4. Hands Free Faucet
You might be shocked why I have the hands free faucet ranked at #4, but I truly think it's as irritating as the push down. The motion sensor is without a doubt the safest faucet when it comes to battling germs, but everytime I try to use these guys, I can never get my hand to register the censor on the first try. I'll start off with the back side of my hand a few inches away from the faucet, to throwing up the peace sign, to eventually swiping my hand left and right like I'm on Tinder until the sensor finally realises there's a human standing in front of it and finally releases the water. The water pressure is always either too much or too little, never in between. It's a hassle but I suppose it's better than getting sick.
3. The Long Neck Faucet (Shoutout Daddy Long Neck)
Most commonly installed in the kitchen sink, the Long Neck faucet doesn't fuck around.
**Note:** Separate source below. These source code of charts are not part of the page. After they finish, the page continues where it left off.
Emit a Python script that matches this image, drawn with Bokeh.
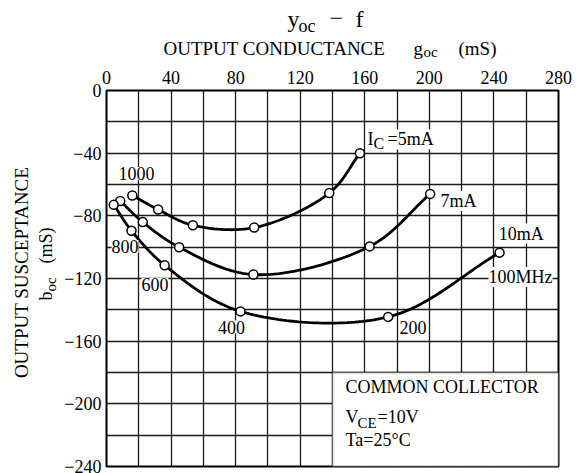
import numpy as np
from bokeh.plotting import figure
from bokeh.models import Label, BoxAnnotation, FixedTicker, Range1d
from bokeh.layouts import row, column
from bokeh.embed import file_html
from bokeh.resources import INLINE

# ---------------- data ----------------
freq_mhz = [1000, 800, 600, 400, 200, 100]

g_5mA = [16.0, 32.0, 53.5, 91.5, 138.0, 157.0]
b_5mA = [-67.0, -76.0, -86.0, -87.5, -65.5, -40.0]

g_7mA = [8.5, 22.5, 45.0, 91.0, 163.0, 200.5]
b_7mA = [-70.5, -84.0, -100.0, -117.5, -99.5, -66.0]

g_10mA = [4.5, 15.5, 36.0, 83.0, 174.5, 243.5]
b_10mA = [-73.0, -89.5, -111.5, -141.0, -144.5, -103.5]

x_ticks = [0, 40, 80, 120, 160, 200, 240, 280]
y_ticks = [0, -40, -80, -120, -160, -200, -240]
grid_step = 20

FONT = "Liberation Serif"
TOTAL_W, TOTAL_H = 580, 473
LEFT_W = 58      # strip holding the y-axis title
HEAD_H = 60      # strip holding the chart title and x-axis title
BL, BR, BT, BB = 48, 22, 30, 7   # borders of the main chart
FRAME_X0 = LEFT_W + BL           # page x of frame left
FRAME_X1 = TOTAL_W - BR          # page x of frame right


def smooth(xs, ys, n=40, alpha=0.5):
    """Centripetal Catmull-Rom curve through the measured points."""
    P = np.column_stack([xs, ys]).astype(float)
    P = np.vstack([2 * P[0] - P[1], P, 2 * P[-1] - P[-2]])
    out = []
    for i in range(1, len(P) - 2):
        p0, p1, p2, p3 = P[i - 1], P[i], P[i + 1], P[i + 2]
        t0 = 0.0
        t1 = t0 + np.linalg.norm(p1 - p0) ** alpha
        t2 = t1 + np.linalg.norm(p2 - p1) ** alpha
        t3 = t2 + np.linalg.norm(p3 - p2) ** alpha
        t = np.linspace(t1, t2, n)[:, None]
        A1 = (t1 - t) / (t1 - t0) * p0 + (t - t0) / (t1 - t0) * p1
        A2 = (t2 - t) / (t2 - t1) * p1 + (t - t1) / (t2 - t1) * p2
        A3 = (t3 - t) / (t3 - t2) * p2 + (t - t2) / (t3 - t2) * p3
        B1 = (t2 - t) / (t2 - t0) * A1 + (t - t0) / (t2 - t0) * A2
        B2 = (t3 - t) / (t3 - t1) * A2 + (t - t1) / (t3 - t1) * A3
        C = (t2 - t) / (t2 - t1) * B1 + (t - t1) / (t2 - t1) * B2
        out.append(C if i == 1 else C[1:])
    C = np.vstack(out)
    return C[:, 0], C[:, 1]


def lab(fig, x, y, text, size="18px", align="left", bg=True, angle=0.0):
    kw = dict(x=x, y=y, text=text, text_font=FONT, text_font_size=size,
              text_align=align, text_baseline="middle", text_color="black",
              angle=angle)
    if bg:
        kw["background_fill_color"] = "white"
    fig.add_layout(Label(**kw))


def blank(w, h, x0, x1, bl=0, br=0):
    f = figure(width=w, height=h, x_range=Range1d(x0, x1), y_range=Range1d(h, 0),
               x_axis_type=None, y_axis_type=None, title=None,
               output_backend="svg", toolbar_location=None,
               min_border=0, min_border_left=bl, min_border_right=br)
    f.outline_line_color = None
    f.background_fill_color = "white"
    f.border_fill_color = "white"
    return f


# ---------------- main chart ----------------
MAIN_W, MAIN_H = TOTAL_W - LEFT_W, TOTAL_H - HEAD_H
p = figure(width=MAIN_W, height=MAIN_H, title=None,
           x_range=Range1d(x_ticks[0], x_ticks[-1]),
           y_range=Range1d(y_ticks[-1], y_ticks[0]),
           x_axis_location="above",
           output_backend="svg", toolbar_location=None,
           min_border_left=BL, min_border_right=BR,
           min_border_top=BT, min_border_bottom=BB)
p.background_fill_color = "white"
p.border_fill_color = "white"
p.outline_line_color = "black"
p.outline_line_width = 2

p.xgrid.ticker = FixedTicker(ticks=list(range(x_ticks[0], x_ticks[-1] + 1, grid_step)))
p.ygrid.ticker = FixedTicker(ticks=list(range(y_ticks[-1], y_ticks[0] + 1, grid_step)))
for gr in (p.xgrid, p.ygrid):
    gr.grid_line_color = "#1a1a1a"
    gr.grid_line_width = 1.3

p.xaxis.ticker = FixedTicker(ticks=x_ticks)
p.yaxis.ticker = FixedTicker(ticks=y_ticks)
p.yaxis.major_label_overrides = {t: ("0" if t == 0 else "\u2212" + str(-t)) for t in y_ticks}
for ax in (p.xaxis, p.yaxis):
    ax.axis_line_color = None
    ax.major_tick_line_color = None
    ax.minor_tick_line_color = None
    ax.major_tick_out = 0
    ax.major_tick_in = 0
    ax.minor_tick_out = 0
    ax.minor_tick_in = 0
    ax.major_label_text_font = FONT
    ax.major_label_text_font_size = "18px"
    ax.major_label_text_color = "black"
p.xaxis.major_label_standoff = 7
p.yaxis.major_label_standoff = 5

for gs, bs in ((g_5mA, b_5mA), (g_7mA, b_7mA), (g_10mA, b_10mA)):
    sx, sy = smooth(gs, bs)
    p.line(sx, sy, line_color="black", line_width=2.8)
    p.scatter(gs, bs, size=9, fill_color="white", line_color="black", line_width=1.5)

p.add_layout(BoxAnnotation(left=140, right=280, bottom=-240, top=-180,
                           fill_color="white", fill_alpha=1.0,
                           line_color="black", line_width=1.8))

# frequency labels
lab(p, 18.6, -53.0, str(freq_mhz[0]), align="center")
lab(p, 11.5, -99.5, str(freq_mhz[1]), align="center")
lab(p, 30.0, -123.8, str(freq_mhz[2]), align="center")
lab(p, 77.4, -151.0, str(freq_mhz[3]), align="center")
lab(p, 189.9, -151.0, str(freq_mhz[4]), align="center")
lab(p, 256.5, -119.0, f"{freq_mhz[5]}MHz", align="center")

# current labels
lab(p, 165.4, -33.6, "C", size="16px")
lab(p, 161.7, -31.2, "I")
lab(p, 174.1, -31.2, "=5mA")
lab(p, 218.0, -70.5, "7mA", align="center")
lab(p, 257.0, -91.3, "10mA", align="center")

# conditions box text
lab(p, 148.1, -189.5, "COMMON COLLECTOR", bg=False)
lab(p, 148.1, -208.7, "V", bg=False)
lab(p, 155.5, -212.5, "CE", size="15px", bg=False)
lab(p, 167.9, -208.7, "=10V", bg=False)
lab(p, 148.1, -223.3, "Ta=25\u00b0C", bg=False)

# ---------------- header strip (x, y in page pixels) ----------------
head = blank(MAIN_W, HEAD_H, FRAME_X0, FRAME_X1, bl=BL, br=BR)
lab(head, 287, 18, "y", size="24px", bg=False)
lab(head, 298, 25, "oc", size="18px", bg=False)
lab(head, 329, 18, "\u2212", size="24px", bg=False)
lab(head, 355, 18, "f", size="24px", bg=False)

lab(head, 163, 47.5, "OUTPUT CONDUCTANCE", size="19px", bg=False)
lab(head, 413, 47.5, "g", size="19px", bg=False)
lab(head, 423, 51.5, "oc", size="15px", bg=False)
lab(head, 458, 47.5, "(mS)", size="19px", bg=False)

# ---------------- left strip: y-axis title (page pixels) ----------------
left = blank(LEFT_W, TOTAL_H, 0, LEFT_W)
rot = np.pi / 2
lab(left, 20.5, 272, "OUTPUT SUSCEPTANCE", size="19px", align="center", bg=False, angle=rot)
lab(left, 45, 300, "b", size="18px", bg=False, angle=rot)
lab(left, 50, 291, "oc", size="15px", bg=False, angle=rot)
lab(left, 45, 263, "(mS)", size="18px", bg=False, angle=rot)

layout = row(left, column(head, p, spacing=0), spacing=0)
open("out.html", "w").write(file_html(layout, INLINE))
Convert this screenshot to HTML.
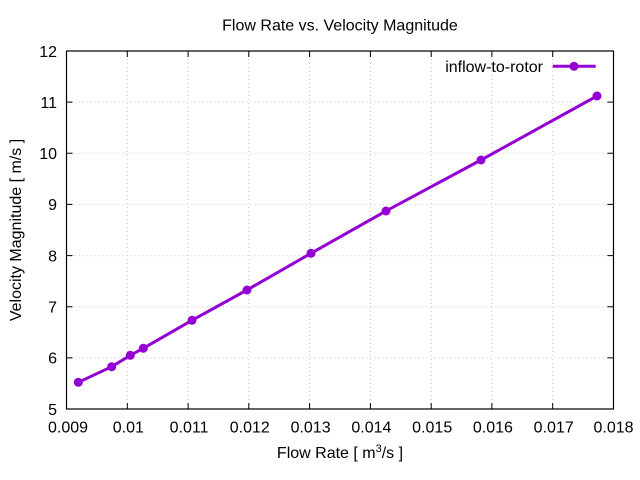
<!DOCTYPE html>
<html><head><meta charset="utf-8"><style>
html,body{margin:0;padding:0;background:#fff;}
svg{display:block;}
text{font-family:"Liberation Sans",Arial,sans-serif;font-size:16px;fill:#000;}
</style></head><body>
<svg width="640" height="480" viewBox="0 0 640 480" xmlns="http://www.w3.org/2000/svg">
<rect width="640" height="480" fill="#fff"/>
<!-- grid -->
<g stroke="#c8c8c8" stroke-width="1" stroke-dasharray="1,3">
<line x1="127.3" y1="51" x2="127.3" y2="409"/>
<line x1="188.1" y1="51" x2="188.1" y2="409"/>
<line x1="248.8" y1="51" x2="248.8" y2="409"/>
<line x1="309.6" y1="51" x2="309.6" y2="409"/>
<line x1="370.4" y1="51" x2="370.4" y2="409"/>
<line x1="431.2" y1="51" x2="431.2" y2="409"/>
<line x1="491.9" y1="51" x2="491.9" y2="409"/>
<line x1="552.7" y1="51" x2="552.7" y2="409"/>
<line x1="66.5" y1="102.1" x2="613.5" y2="102.1"/>
<line x1="66.5" y1="153.3" x2="613.5" y2="153.3"/>
<line x1="66.5" y1="204.4" x2="613.5" y2="204.4"/>
<line x1="66.5" y1="255.6" x2="613.5" y2="255.6"/>
<line x1="66.5" y1="306.7" x2="613.5" y2="306.7"/>
<line x1="66.5" y1="357.9" x2="613.5" y2="357.9"/>
</g>
<!-- ticks -->
<g stroke="#000" stroke-width="1">
<path d="M127.3 409v-6M188.1 409v-6M248.8 409v-6M309.6 409v-6M370.4 409v-6M431.2 409v-6M491.9 409v-6M552.7 409v-6"/>
<path d="M127.3 51v6M188.1 51v6M248.8 51v6M309.6 51v6M370.4 51v6M431.2 51v6M491.9 51v6M552.7 51v6"/>
<path d="M66.5 102.1h6M66.5 153.3h6M66.5 204.4h6M66.5 255.6h6M66.5 306.7h6M66.5 357.9h6"/>
<path d="M613.5 102.1h-6M613.5 153.3h-6M613.5 204.4h-6M613.5 255.6h-6M613.5 306.7h-6M613.5 357.9h-6"/>
</g>
<rect x="66.5" y="51" width="547" height="358" fill="none" stroke="#000" stroke-width="1.2"/>
<!-- y tick labels -->
<g text-anchor="end">
<text x="57" y="56.8">12</text>
<text x="57" y="107.9">11</text>
<text x="57" y="159.1">10</text>
<text x="57" y="210.2">9</text>
<text x="57" y="261.4">8</text>
<text x="57" y="312.5">7</text>
<text x="57" y="363.7">6</text>
<text x="57" y="414.8">5</text>
</g>
<!-- x tick labels -->
<g text-anchor="middle">
<text x="68" y="432.5">0.009</text>
<text x="128.3" y="432.5">0.01</text>
<text x="189.1" y="432.5">0.011</text>
<text x="249.8" y="432.5">0.012</text>
<text x="310.6" y="432.5">0.013</text>
<text x="371.4" y="432.5">0.014</text>
<text x="432.2" y="432.5">0.015</text>
<text x="492.9" y="432.5">0.016</text>
<text x="553.7" y="432.5">0.017</text>
<text x="613.5" y="432.5">0.018</text>
</g>
<!-- title & labels -->
<text x="340" y="30.5" text-anchor="middle">Flow Rate vs. Velocity Magnitude</text>
<text x="340" y="458" text-anchor="middle">Flow Rate [ m<tspan dy="-6" font-size="11">3</tspan><tspan dy="6">/s ]</tspan></text>
<text transform="translate(21,230) rotate(-90)" text-anchor="middle">Velocity Magnitude [ m/s ]</text>
<!-- legend -->
<text x="543" y="72" text-anchor="end">inflow-to-rotor</text>
<line x1="552.7" y1="66.3" x2="595.7" y2="66.3" stroke="#9400d3" stroke-width="3"/>
<circle cx="574" cy="66.3" r="4.5" fill="#9400d3"/>
<!-- series -->
<polyline fill="none" stroke="#9400d3" stroke-width="3" stroke-linejoin="round" points="78.3,382.3 111.7,366.7 130.3,355.3 143.3,348.3 192,320.3 247,290 311,253.3 386,211 481,160 597,96"/>
<g fill="#9400d3">
<circle cx="78.3" cy="382.3" r="4.5"/>
<circle cx="111.7" cy="366.7" r="4.5"/>
<circle cx="130.3" cy="355.3" r="4.5"/>
<circle cx="143.3" cy="348.3" r="4.5"/>
<circle cx="192" cy="320.3" r="4.5"/>
<circle cx="247" cy="290" r="4.5"/>
<circle cx="311" cy="253.3" r="4.5"/>
<circle cx="386" cy="211" r="4.5"/>
<circle cx="481" cy="160" r="4.5"/>
<circle cx="597" cy="96" r="4.5"/>
</g>
</svg>
</body></html>
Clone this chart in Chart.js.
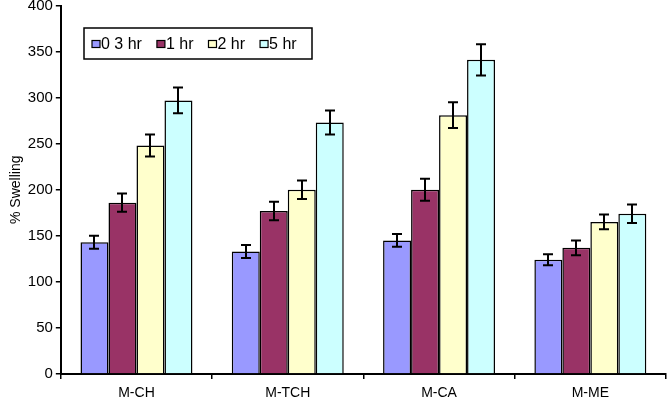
<!DOCTYPE html>
<html>
<head>
<meta charset="utf-8">
<script src="https://cdn.jsdelivr.net/npm/chart.js@4"></script>
<style>
  html, body { margin: 0; padding: 0; background: #fff; width: 667px; height: 400px; overflow: hidden; }
  #wrap { width: 667px; height: 412px; margin-top: -5px; }
</style>
</head>
<body>
<div id="wrap"><canvas id="chart"></canvas></div>
<script>
// samples on the x axis
const categories = ["M-CH", "M-TCH", "M-CA", "M-ME"];

// % swelling at each time
const swell03 = [143, 133, 145, 124];
const swell1 = [186, 177, 200, 137];
const swell2 = [248, 200, 281, 165];
const swell5 = [297, 273, 341, 174];

// error bars (+/-)
const err03 = [7, 7, 7, 6];
const err1 = [10, 10, 12, 8];
const err2 = [12, 10, 14, 8];
const err5 = [14, 13, 17, 10];

const yTicks = [0, 50, 100, 150, 200, 250, 300, 350, 400];

const makeSet = (label, data, errs, color) => ({
  label: label,
  data: data,
  errs: errs,
  backgroundColor: color,
  borderColor: "#000",
  borderWidth: 1.5,
  borderSkipped: "bottom",
});

// draws the +/- error whiskers from dataset.errs
const errorBars = {
  id: "errorBars",
  afterDatasetsDraw(chart) {
    const ctx = chart.ctx;
    const y = chart.scales.y;
    ctx.save();
    ctx.strokeStyle = "#000";
    ctx.lineWidth = 2;
    chart.data.datasets.forEach((ds, i) => {
      const meta = chart.getDatasetMeta(i);
      meta.data.forEach((bar, j) => {
        const v = ds.data[j];
        const e = ds.errs[j];
        const top = y.getPixelForValue(v + e);
        const bot = y.getPixelForValue(v - e);
        const x = Math.round(bar.x);
        ctx.beginPath();
        ctx.moveTo(x, top);
        ctx.lineTo(x, bot);
        ctx.moveTo(x - 5, top);
        ctx.lineTo(x + 5, top);
        ctx.moveTo(x - 5, bot);
        ctx.lineTo(x + 5, bot);
        ctx.stroke();
      });
    });
    ctx.restore();
  },
};

// boxed legend inside the plot (canvas is shifted up 5px by css)
const boxLegend = {
  id: "boxLegend",
  afterDraw(chart) {
    const ctx = chart.ctx;
    const left = 84, top = 33, w = 228, h = 31;
    ctx.save();
    ctx.fillStyle = "#fff";
    ctx.fillRect(left, top, w, h);
    ctx.strokeStyle = "#000";
    ctx.lineWidth = 1.5;
    ctx.strokeRect(left, top, w, h);
    ctx.font = "16px 'Liberation Sans', Arial, sans-serif";
    ctx.textBaseline = "middle";
    let x = left + 8;
    const cy = top + h / 2 + 1;
    chart.data.datasets.forEach((ds) => {
      ctx.fillStyle = ds.backgroundColor;
      ctx.fillRect(x, cy - 4, 8, 7);
      ctx.lineWidth = 1.2;
      ctx.strokeStyle = "#000";
      ctx.strokeRect(x, cy - 4, 8, 7);
      ctx.fillStyle = "#000";
      ctx.fillText(ds.label, x + 9, cy);
      x += 9 + ctx.measureText(ds.label).width + 15;
    });
    ctx.restore();
  },
};

const xFont = { family: "'Liberation Sans', Arial, sans-serif", size: 14, lineHeight: 1 };
const yFont = { family: "'Liberation Sans', Arial, sans-serif", size: 15, lineHeight: 1 };
const titleFont = { family: "'Liberation Sans', Arial, sans-serif", size: 14 };

new Chart(document.getElementById("chart"), {
  type: "bar",
  data: {
    labels: categories,
    datasets: [
      makeSet("0 3 hr", swell03, err03, "#9999ff"),
      makeSet("1 hr", swell1, err1, "#993366"),
      makeSet("2 hr", swell2, err2, "#ffffcc"),
      makeSet("5 hr", swell5, err5, "#ccffff"),
    ],
  },
  options: {
    responsive: true,
    maintainAspectRatio: false,
    animation: false,
    categoryPercentage: 0.74,
    barPercentage: 1,
    layout: { padding: { top: 0, right: 1, left: 0, bottom: 0 } },
    plugins: { legend: { display: false }, tooltip: { enabled: false } },
    scales: {
      x: {
        grid: {
          drawOnChartArea: false,
          drawTicks: true,
          tickLength: 5,
          color: "#000",
          lineWidth: 1.5,
        },
        border: { color: "#000", width: 2 },
        ticks: { color: "#000", font: xFont, padding: 7 },
      },
      y: {
        min: 0,
        max: 400,
        afterBuildTicks: (axis) => {
          axis.ticks = yTicks.map((v) => ({ value: v }));
        },
        grid: {
          drawOnChartArea: false,
          drawTicks: true,
          tickLength: 5,
          color: "#000",
          lineWidth: 1.5,
        },
        border: { color: "#000", width: 2 },
        ticks: { color: "#000", font: yFont, padding: 3 },
        title: {
          display: true,
          text: "% Swelling",
          color: "#000",
          font: titleFont,
          padding: { top: 8, bottom: 0 },
        },
      },
    },
  },
  plugins: [errorBars, boxLegend],
});
</script>
</body>
</html>
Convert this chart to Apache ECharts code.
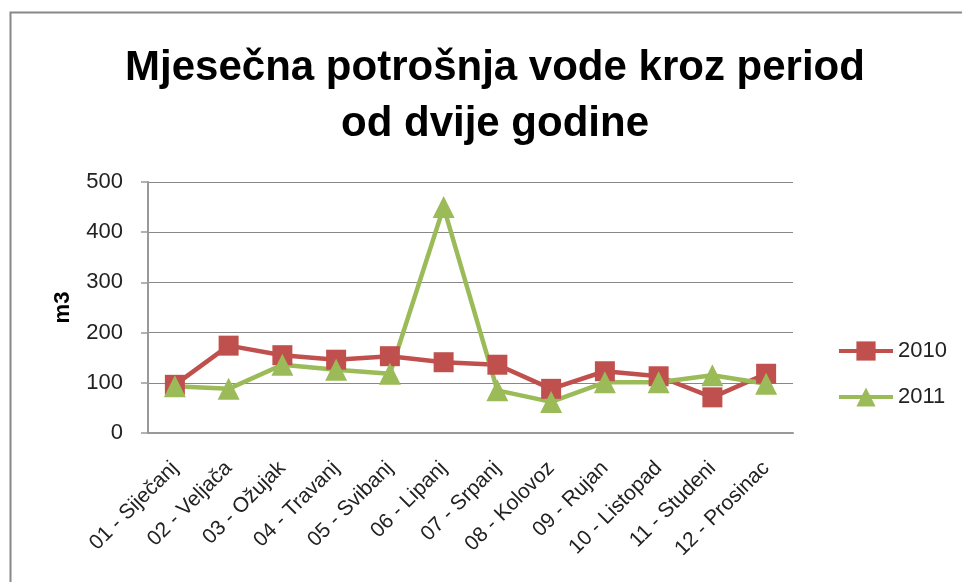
<!DOCTYPE html>
<html>
<head>
<meta charset="utf-8">
<script src="https://cdn.jsdelivr.net/npm/echarts@6/dist/echarts.min.js"></script>
<style>
html,body{margin:0;padding:0;background:#fff;}
#c{width:962px;height:582px;}
</style>
</head>
<body>
<div id="c"></div>
<script>
const titleText = 'Mjesečna potrošnja vode kroz period\nod dvije godine';
const yAxisName = 'm3';
const categories = ['01 - Siječanj','02 - Veljača','03 - Ožujak','04 - Travanj','05 - Svibanj','06 - Lipanj','07 - Srpanj','08 - Kolovoz','09 - Rujan','10 - Listopad','11 - Studeni','12 - Prosinac'];
const seriesNames = ['2010','2011'];
const values2010 = [96, 174, 155, 146, 153, 141, 136, 88, 123, 113, 71, 118];
const values2011 = [93, 88, 136, 126, 118, 450, 85, 62, 101, 101, 115, 98];
const yMin = 0, yMax = 500, yInterval = 100;

const FONT = 'Liberation Sans';
const chart = echarts.init(document.getElementById('c'), null, {renderer:'canvas'});
chart.setOption({
  backgroundColor: '#fff',
  animation: false,
  graphic: [{
    type: 'rect', left: 8, top: 10,
    shape: {width: 1000, height: 620},
    style: {fill: 'none', stroke: '#888', lineWidth: 2}
  }],
  title: {
    text: titleText, left: 490, top: 35, textAlign: 'center',
    textStyle: {fontFamily: FONT, fontSize: 42, fontWeight: 'bold', color: '#000', lineHeight: 56}
  },
  legend: {
    orient: 'vertical', left: 832, top: 335,
    itemWidth: 54, itemHeight: 24, itemGap: 24,
    textStyle: {fontFamily: FONT, fontSize: 22, color: '#222'},
    lineStyle: {width: 4},
    data: seriesNames
  },
  grid: {left: 148, right: 169, top: 182, bottom: 149},
  xAxis: {
    type: 'category', data: categories, boundaryGap: true,
    axisLine: {lineStyle: {color: '#999', width: 2}},
    axisTick: {show: false},
    axisLabel: {rotate: 45, fontFamily: FONT, fontSize: 21, color: '#222', margin: 32, interval: 0}
  },
  yAxis: {
    type: 'value', min: yMin, max: yMax, interval: yInterval,
    name: yAxisName, nameLocation: 'middle', nameGap: 74, nameRotate: 90,
    nameTextStyle: {fontFamily: FONT, fontSize: 22, fontWeight: 'bold', color: '#000'},
    axisLine: {show: true, lineStyle: {color: '#999', width: 2}},
    axisTick: {show: true, length: 7, lineStyle: {color: '#999', width: 1.5}},
    axisLabel: {fontFamily: FONT, fontSize: 22, color: '#222', margin: 25},
    splitLine: {lineStyle: {color: '#888', width: 1.2}}
  },
  series: [{
    name: seriesNames[0], type: 'line', data: values2010,
    symbol: 'rect', symbolSize: 20,
    lineStyle: {color: '#C0504D', width: 4.5},
    itemStyle: {color: '#C0504D'}
  },{
    name: seriesNames[1], type: 'line', data: values2011,
    symbol: 'triangle', symbolSize: [22, 22],
    lineStyle: {color: '#9BBB59', width: 4.5},
    itemStyle: {color: '#9BBB59'}
  }]
});
</script>
</body>
</html>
No other faucet gets hot as fast as this guy, and no other faucet can fuck up you day when the water pressure comes BURSTING down, bouncing off a dirty plate you had from last night, and quickly attacks your shirt like your sitting in the Splash Zone at Seaworld. You could damn near take a shower with this thing, but it makes sense since puppies and small animals have baths under this Long Neck. I love cleaning plates with the Long Neck, but if you're clumsy like me, you're going to have to change a shirt or two after turning on this monster.
2. The Single Handle Faucet
This was very tough to put at #1, but the Single Handle Faucet never fails to satisfy me. One lift and your ready to destroy all the germs on your hands. The only problem I have with some of these is they dont have the red or blue colors on them indicating which side is hot or cold. I've had a few instances where if I wanted hot water, I'd have to turn it up left, vice versa. Hot is always left, and cold is always right. And if you live by this standard, then you already know what's coming in at #1.
1. The Double Handle Faucet
The OG Facet! Everyone grew up on this faucet! I've never had one bad experience using Ol Reliable! Just the perfect amount of water pressure, the easiness of twisting the handles, everything about this faucet makes me smile. Although I have the duck looking handles, I always enjoyed using the L shaped handles too.
Bonus: The Double Knob Faucet
There's something about these double handles that always give me trouble. For me, it either takes a little while to get the hot water going, or it's a complete bitch to twist and turn these tittie looking handles. Not to mention the squeak that's annoying as scratching your nails on a chalkboard. These are as old school as they get, but thankfully I've been done with school for a year and don't plan on going back.
At the end of the day, these faucets work their ass off for us. We should be thankful for all of them and appreciate their power and drive to make hygiene clean. What's your favorite faucet to use?